Just when I thought I was being clever, you guys are already discussing!
STA $4014 seems to be just a bunch of STA $2004 stacked one after another, without the associated overhead of the opcode fetching.
It seems logical me (but again, this is just speculation) what the CPU stores the written $4014 value to a temporary reg. So when you use ROL $4014, you write to that same reg twice, and only the last written value will be used at the and of the ROL instruction/beginning of SPRDMA transfer.
Because of that, I believe that when using ROL $4014, the CPU will copy either $80 or $81, depending on the C flag.
However, it might happen that the temp reg cannot be written for two consecutive cycles (that happens, for example, with the MMC1 mapper). In that case, $40 would be used.

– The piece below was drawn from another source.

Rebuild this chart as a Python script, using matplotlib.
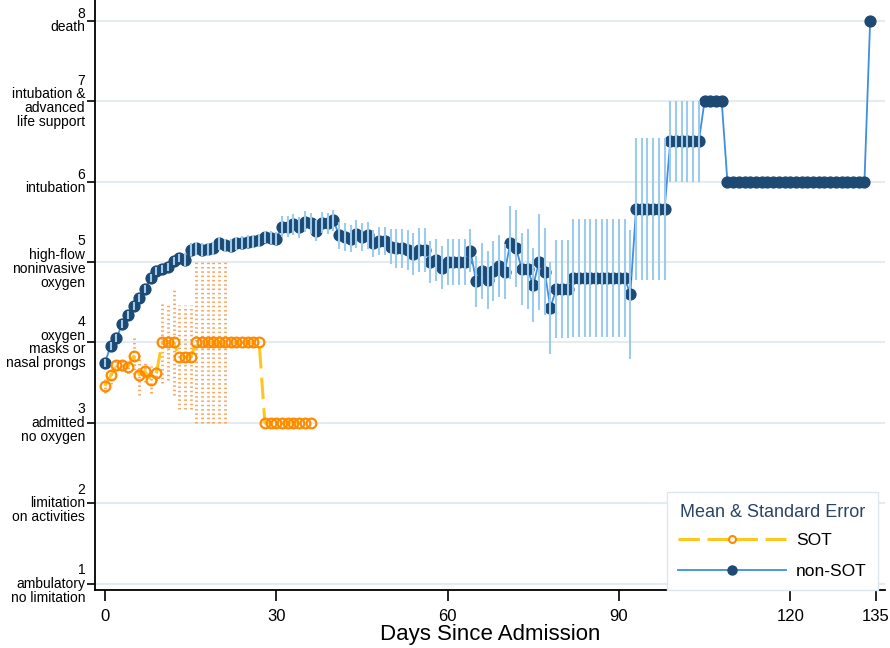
import matplotlib
matplotlib.use('Agg')
import matplotlib.pyplot as plt
from matplotlib.lines import Line2D

plt.rcParams['font.family'] = ['Liberation Sans', 'DejaVu Sans']

# y scale labels
levels = [1, 2, 3, 4, 5, 6, 7, 8]
level_names = ['ambulatory\nno limitation', 'limitation\non activities',
               'admitted\nno oxygen', 'oxygen\nmasks or\nnasal prongs',
               'high-flow\nnoninvasive\noxygen', 'intubation',
               'intubation &\nadvanced\nlife support', 'death']
xticks = [0, 30, 60, 90, 120, 135]

# SOT group: day, mean, standard error
sot_days = list(range(0, 37))
sot_mean = [3.46, 3.59, 3.72, 3.72, 3.70, 3.83, 3.60, 3.64, 3.54, 3.62,
            4.00, 4.00, 4.00, 3.82, 3.82, 3.82, 4.00, 4.00, 4.00, 4.00,
            4.00, 4.00, 4.00, 4.00, 4.00, 4.00, 4.00, 4.00, 3.00, 3.00,
            3.00, 3.00, 3.00, 3.00, 3.00, 3.00, 3.00]
sot_se = [0.09, 0.10, 0.08, 0.08, 0.08, 0.22, 0.25, 0.13, 0.17, 0.10,
          0.50, 0.47, 0.65, 0.65, 0.65, 0.65, 1.00, 1.00, 1.00, 1.00,
          1.00, 1.00, 0, 0, 0, 0, 0, 0, 0, 0,
          0, 0, 0, 0, 0, 0, 0]

# non-SOT group
non_days = list(range(0, 135))
non_mean = [3.75, 3.96, 4.05, 4.23, 4.34, 4.45, 4.55, 4.66, 4.80, 4.89,
            4.91, 4.94, 5.01, 5.05, 5.03, 5.15, 5.17, 5.15, 5.16, 5.17,
            5.23, 5.21, 5.20, 5.23, 5.24, 5.25, 5.26, 5.27, 5.31, 5.30,
            5.29, 5.44, 5.44, 5.47, 5.43, 5.50, 5.48, 5.39, 5.49, 5.48,
            5.52, 5.33, 5.31, 5.29, 5.35, 5.31, 5.33, 5.23, 5.26, 5.26,
            5.19, 5.17, 5.17, 5.15, 5.10, 5.15, 5.15, 5.00, 5.03, 4.93,
            5.00, 5.00, 5.00, 5.00, 5.14, 4.76, 4.89, 4.78, 4.89, 4.95,
            4.88, 5.24, 5.17, 4.91, 4.91, 4.71, 5.00, 4.88, 4.43, 4.66,
            4.66, 4.66, 4.80, 4.80, 4.80, 4.80, 4.80, 4.80, 4.80, 4.80,
            4.80, 4.80, 4.60, 5.66, 5.66, 5.66, 5.66, 5.66, 5.66, 6.50,
            6.50, 6.50, 6.50, 6.50, 6.50, 7.00, 7.00, 7.00, 7.00, 6.00,
            6.00, 6.00, 6.00, 6.00, 6.00, 6.00, 6.00, 6.00, 6.00, 6.00,
            6.00, 6.00, 6.00, 6.00, 6.00, 6.00, 6.00, 6.00, 6.00, 6.00,
            6.00, 6.00, 6.00, 6.00, 8.00]
non_se = [0.05, 0.05, 0.05, 0.05, 0.05, 0.05, 0.05, 0.05, 0.05, 0.05,
          0.05, 0.05, 0.05, 0.05, 0.08, 0.08, 0.08, 0.08, 0.08, 0.08,
          0.08, 0.08, 0.08, 0.08, 0.08, 0.08, 0.08, 0.08, 0.08, 0.08,
          0.08, 0.13, 0.13, 0.13, 0.13, 0.13, 0.13, 0.13, 0.13, 0.13,
          0.13, 0.17, 0.17, 0.17, 0.17, 0.17, 0.17, 0.17, 0.17, 0.17,
          0.22, 0.24, 0.24, 0.25, 0.26, 0.27, 0.27, 0.26, 0.26, 0.27,
          0.28, 0.28, 0.28, 0.28, 0.27, 0.32, 0.35, 0.36, 0.37, 0.39,
          0.34, 0.45, 0.48, 0.45, 0.50, 0.46, 0.60, 0.54, 0.57, 0.61,
          0.61, 0.61, 0.73, 0.73, 0.73, 0.73, 0.73, 0.73, 0.73, 0.73,
          0.73, 0.73, 0.80, 0.88, 0.88, 0.88, 0.88, 0.88, 0.88, 0.50,
          0.50, 0.50, 0.50, 0.50, 0.50, 0, 0, 0, 0, 0,
          0, 0, 0, 0, 0, 0, 0, 0, 0, 0,
          0, 0, 0, 0, 0, 0, 0, 0, 0, 0,
          0, 0, 0, 0, 0]

fig = plt.figure(figsize=(8.9, 6.48), dpi=100)
ax = fig.add_axes([95 / 890, 1 - 590 / 648, 790 / 890, 590 / 648])

for lv in levels:
    ax.axhline(lv, color='#e4ecf1', lw=1.5, zorder=0)

# SOT
sot_lo = [m - s for m, s in zip(sot_mean, sot_se)]
sot_hi = [m + s for m, s in zip(sot_mean, sot_se)]
ax.vlines(sot_days, sot_lo, sot_hi, colors='#f7a660', lw=2.0,
          linestyles=(0, (0.55, 1.0)), zorder=2)
ax.plot(sot_days, sot_mean, color='#ffc61e', lw=2.2, dashes=(7, 3),
        marker='o', ms=7, mfc='none', mec='#ff8a00', mew=1.6, zorder=4)

# non-SOT
non_lo = [m - s for m, s in zip(non_mean, non_se)]
non_hi = [m + s for m, s in zip(non_mean, non_se)]
ax.plot(non_days, non_mean, color='#3d8fe0', lw=1.3, marker='o', ms=7.8,
        mfc='#1c4a73', mec='#1c4a73', zorder=3)
ax.vlines(non_days, non_lo, non_hi, colors='#9dcbee', lw=1.5, zorder=5)

ax.set_xlim(-1.75, 136.6)
ax.set_ylim(0.925, 8.255)
ax.set_xticks(xticks)
ax.set_xticklabels([str(t) for t in xticks], fontsize=12)
ax.set_yticks(levels)
ax.set_yticklabels([f'{lv}\n{name}' for lv, name in zip(levels, level_names)],
                   fontsize=10, linespacing=0.97)
for lab in ax.get_yticklabels():
    lab.set_va('center')
    lab.set_multialignment('right')
ax.tick_params(axis='y', length=6, width=1.2, pad=1)
ax.tick_params(axis='x', length=8, width=1.2, pad=6)
ax.set_xlabel('Days Since Admission', fontsize=16, labelpad=0)

for side in ['top', 'right']:
    ax.spines[side].set_visible(False)
for side in ['left', 'bottom']:
    ax.spines[side].set_linewidth(1.3)

handles = [
    Line2D([], [], color='#ffc61e', lw=2.2, dashes=(7, 2.5), marker='o', ms=5,
           mfc='none', mec='#ff8a00', mew=1.5),
    Line2D([], [], color='#3d8fe0', lw=1.3, marker='o', ms=6.5,
           mfc='#1c4a73', mec='#1c4a73'),
]
leg = ax.legend(handles, ['SOT', 'non-SOT'], title='Mean & Standard Error',
                loc='lower right', bbox_to_anchor=(878 / 890, 1 - 590 / 648),
                bbox_transform=fig.transFigure, borderaxespad=0,
                fontsize=12.5, title_fontsize=13, handlelength=6.2,
                labelspacing=0.9, borderpad=0.65, handletextpad=0.6,
                fancybox=False, framealpha=1, edgecolor='#dde6ee')
leg._legend_box.sep = 0.7 * 12.5
leg.get_title().set_color('#2a4466')
leg.get_frame().set_linewidth(1.0)

fig.savefig('out.png', dpi=100)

A test would be nice though
Edit: This has been discussed before:
http://nesdev.com/bbs/viewtopic.php?p=16685
crudelios wrote:
Because of that, I believe that when using ROL $4014, the CPU will copy either $80 or $81, depending on the C flag.
I thought about this more. The ROL would write $40 to $4014, and depending on how quickly the PPU initiates the transfer either immediately, or soon thereafter stalls the CPU by stealing the bus. Which is why I thought 2 transfers would seem logical, but I guess according to blargg only one transfer happens.
Not to question blargg, but that doesn't seem right unless Ricoh was aware of this and designed the PPU to only acknowledge the first of multiple sequential writes. It would be nice to have a thorough test of this on a real NES though.
Until then, blargg is definitely a reliable source.
Well, the DMA can't start until the previous instruction finishes, because the 6502 does everything on instruction boundaries. So I think it follows how that would preclude multiple transfers...
RDY can be pulled low to pause any read, but not writes, as I understand it. That's probably why DMC DMA waits 4 cycles instead of two: to make sure that the three consecutive writes of a BRK, /IRQ, or /NMI have finished.